I'm a kind of newbie in C++
and I dont know many library function to be implemented
I want to make an exception for every calculation that end up being an irrational number
C++ doesn't have general arbitrary-precision rational numbers implemented. The available numbers are size-limited integers and floating point numbers.
A floating point number (in the common IEEE format) is however an integer multiplied by an exact power of two (positive or negative).
Even numbers like 0.1 = 1/10 are impossible to represent exactly because the denominator is not a power of two.
So the answer is simple :-) ... any number you will face with C++ is rational, more than that is an integer multiplied by a (possibly negative) power of two.
There are libraries implementing arbitrary precision integers and rational numbers, but they're not part of standard C++.
C++, by default, can only manage rational numbers.

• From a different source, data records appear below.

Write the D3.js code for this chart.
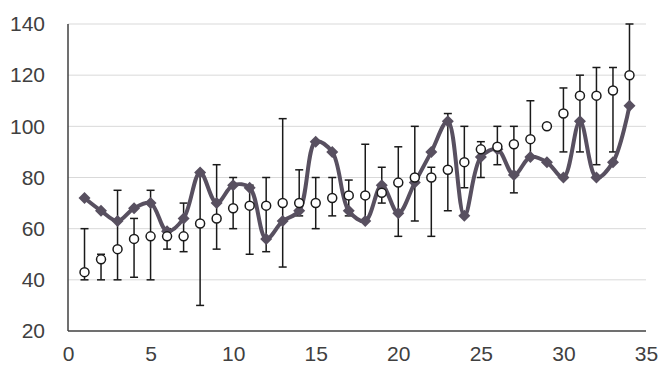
<!DOCTYPE html>
<html><head><meta charset="utf-8">
<script src="https://cdn.jsdelivr.net/npm/d3@7"></script>
<style>body{margin:0;background:#fff;} svg{display:block;}</style>
</head><body>
<svg id="c" width="660" height="367"></svg>
<script>
const xs = [1,2,3,4,5,6,7,8,9,10,11,12,13,14,15,16,17,18,19,20,21,22,23,24,25,26,27,28,29,30,31,32,33,34];
const lineVals = [72,67,63,68,70,59,64,82,70,77,76,56,63,67,94,90,67,63,77,66,78,90,102,65,88,91,81,88,86,80,102,80,86,108];
const circVals = [43,48,52,56,57,57,57,62,64,68,69,69,70,70,70,72,73,73,74,78,80,80,83,86,91,92,93,95,100,105,112,112,114,120];
const errHigh = [60,50,75,64,75,60,70,82,85,80,77,80,103,83,80,80,79,93,84,92,100,84,105,100,94,100,100,110,100,115,120,123,123,140];
const errLow  = [40,40,40,41,40,52,51,30,52,60,50,51,45,65,60,65,65,63,70,57,63,57,67,76,80,85,74,88,100,90,90,85,90,108];
const xTicks = [0,5,10,15,20,25,30,35];
const yTicks = [20,40,60,80,100,120,140];

const svg = d3.select("#c");
const x = d3.scaleLinear().domain([0,35]).range([68,646]);
const y = d3.scaleLinear().domain([20,140]).range([331,24]);

// gridlines
svg.append("g").selectAll("line").data(yTicks.filter(d=>d>20)).join("line")
  .attr("x1",x(0)).attr("x2",x(35)).attr("y1",d=>y(d)).attr("y2",d=>y(d))
  .attr("stroke","#d9d9d9").attr("stroke-width",1);

// axes
const yAxis = d3.axisLeft(y).tickValues(yTicks).tickSize(0).tickPadding(23);
const gy = svg.append("g").attr("transform",`translate(${x(0)},0)`).call(yAxis);
const xAxis = d3.axisBottom(x).tickValues(xTicks).tickSize(0).tickPadding(15);
const gx = svg.append("g").attr("transform",`translate(0,${y(20)})`).call(xAxis);
[gx,gy].forEach(g=>{
  g.select(".domain").remove();
  g.selectAll("text").attr("font-family","'Liberation Sans', Arial, sans-serif")
   .attr("font-size",21).attr("fill","#404040");
});
svg.append("line").attr("x1",x(0)).attr("x2",x(0)).attr("y1",y(140)).attr("y2",y(20))
  .attr("stroke","#404040").attr("stroke-width",1.5);
svg.append("line").attr("x1",x(0)).attr("x2",x(35)).attr("y1",y(20)).attr("y2",y(20))
  .attr("stroke","#404040").attr("stroke-width",1.5);

// error bars
const eb = svg.append("g").attr("stroke","#1a1a1a").attr("stroke-width",1.5);
xs.forEach((d,i)=>{
  if (errHigh[i]===errLow[i]) return;
  eb.append("line").attr("x1",x(d)).attr("x2",x(d)).attr("y1",y(errHigh[i])).attr("y2",y(errLow[i]));
  eb.append("line").attr("x1",x(d)-4).attr("x2",x(d)+4).attr("y1",y(errHigh[i])).attr("y2",y(errHigh[i]));
  eb.append("line").attr("x1",x(d)-4).attr("x2",x(d)+4).attr("y1",y(errLow[i])).attr("y2",y(errLow[i]));
});

// smoothed line
const col = "#585060";
const line = d3.line().x((d,i)=>x(xs[i])).y(d=>y(d)).curve(d3.curveCatmullRom.alpha(0.5));
svg.append("path").datum(lineVals).attr("d",line).attr("fill","none")
  .attr("stroke",col).attr("stroke-width",4);
svg.append("g").selectAll("path").data(lineVals).join("path")
  .attr("d",d3.symbol(d3.symbolSquare,72)())
  .attr("transform",(d,i)=>`translate(${x(xs[i])},${y(d)}) rotate(45)`)
  .attr("fill",col);

// circles
svg.append("g").selectAll("circle").data(circVals).join("circle")
  .attr("cx",(d,i)=>x(xs[i])).attr("cy",d=>y(d)).attr("r",4.5)
  .attr("fill","#fff").attr("stroke","#1a1a1a").attr("stroke-width",1.5);
</script>
</body></html>
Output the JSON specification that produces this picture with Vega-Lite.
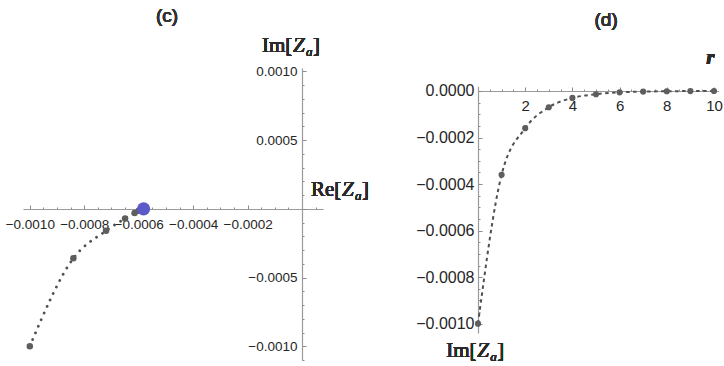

Moreover it's a very specific subset of the rationals where
The numerator is not too big in absolute value
The denominator is a power of two and it's not too big
When you write
double x = 1.0;
x = x / 10.0;
you get a result that is already outside of the capability of the C++ language because the denominator is not a power of two.
What the computer will do is storing into x a close approximation because 0.1 it's a number that cannot be stored exactly in IEEE double format.
Floating point numbers are an approximation of the number. It is accurate as best that it can do with the limited amount of room to play in.
So the best bet is to limit the effect of both. It is called algebra. Also enables one to reduce round errors.